To be frank, I don’t listen to a lot of music from young artists these days. My playlist sometimes seems stuck alternating between Chet Baker, Van Morrison, and a lot of British Invasion bands from the mid-1960s. But I will go out of my way to see Lake Street Dive perform, and they are on my summer concert schedule.
This quartet out of New York has been around for about 14 years now, but they hit success with their 2014 album, Bad Self Portraits, which earned them a lot of TV appearances, including one on David Letterman’s Late Show that clearly knocked the socks off Dave as well as Paul Shaffer. The band has just released a new album entitled Free Yourself Up, which includes the song “I Can Change,” visualized in the very compelling video below.

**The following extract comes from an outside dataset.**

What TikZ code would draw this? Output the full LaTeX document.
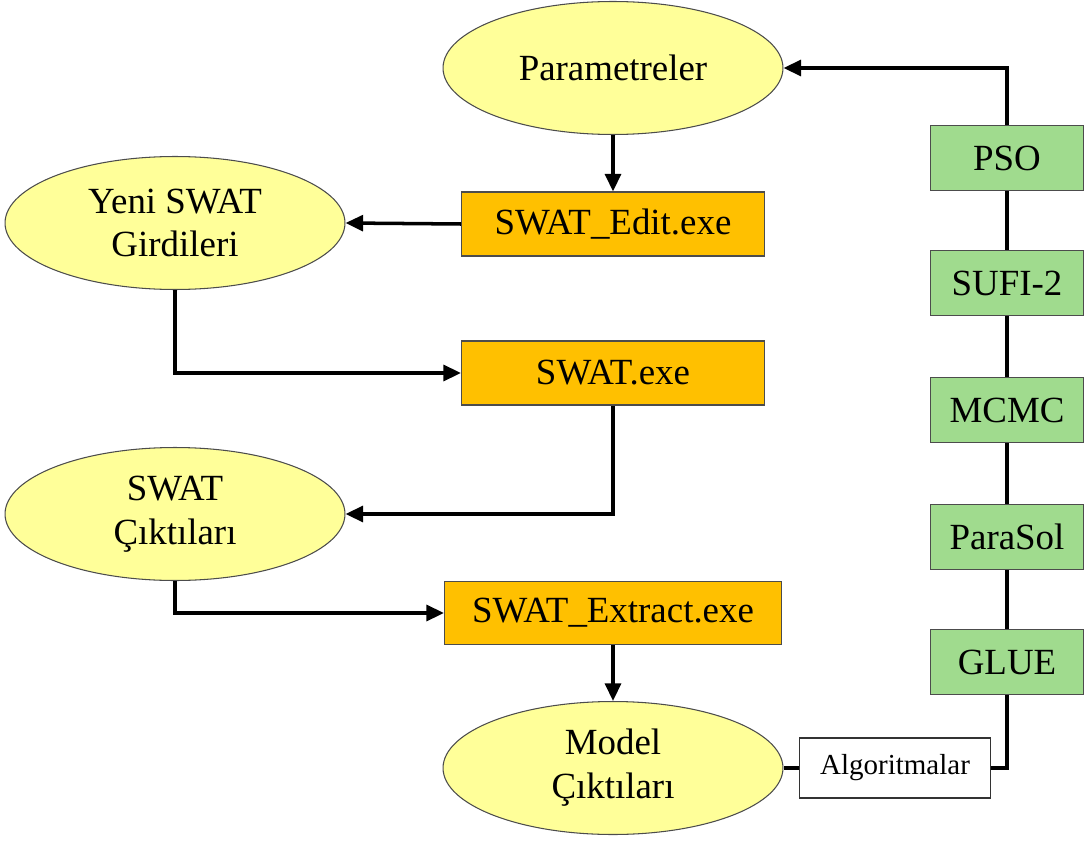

A bare-bones original instrumentation of trumpet, wonderfully-creative percussion by Mike Calabrese (basically anything you can hit with a stick), and Iowa native Bridget Kearney’s string bass was used in some creative covers in their earliest work, such as the Jackson Five’s “I Want You Back” and Hall and Oates’ “Rich Girl.” This sound was expanded to include a uniquely spare use of lead guitar by Mike “McDuck” Olson, and even to keyboards in this summer’s tour.
Rachael Price’s lead vocals demonstrate well her formal training and recording experience in Ella Fitzgerald-style jazz singing, which is also powerfully reinterpreted in harder-edged rock numbers. Ms. Price can mix both a light romantic touch with a strong rock vocal in the same song, such as “Good Kisser” on the new release.
I last saw Lake Street Dive in an outdoor venue in Des Moines two summers ago, when a persistent rain forced them back into a tight circle with that original spare instrumentation. They pulled it off with great skill and grace under difficult circumstances, making for a very intimate close-up performance with their loyal audience.
So why does this band reach me when most other new music does not? In a way, their music is a modern interpretation of the old 45 r.p.m. singles that dominated the airwaves in the early 1960s. Each song is a complete story in two-and-a-half minutes. They openly admit that they will start with a single chord progression or harmony line from an old Beatles song, or one lyric line, and create an original tune. The musical roots are well-integrated, but it’s not obvious unless you listen very closely. An favorite example is an early song entitled “Don’t Make Me Hold Your Hand.”
Lake Street Dive’s new release continues with this nice diversity of well-constructed “singles,” for instance “Shame, Shame, Shame,” sounding at the same time contemporary while reflecting hints of the tight pop groups of the past.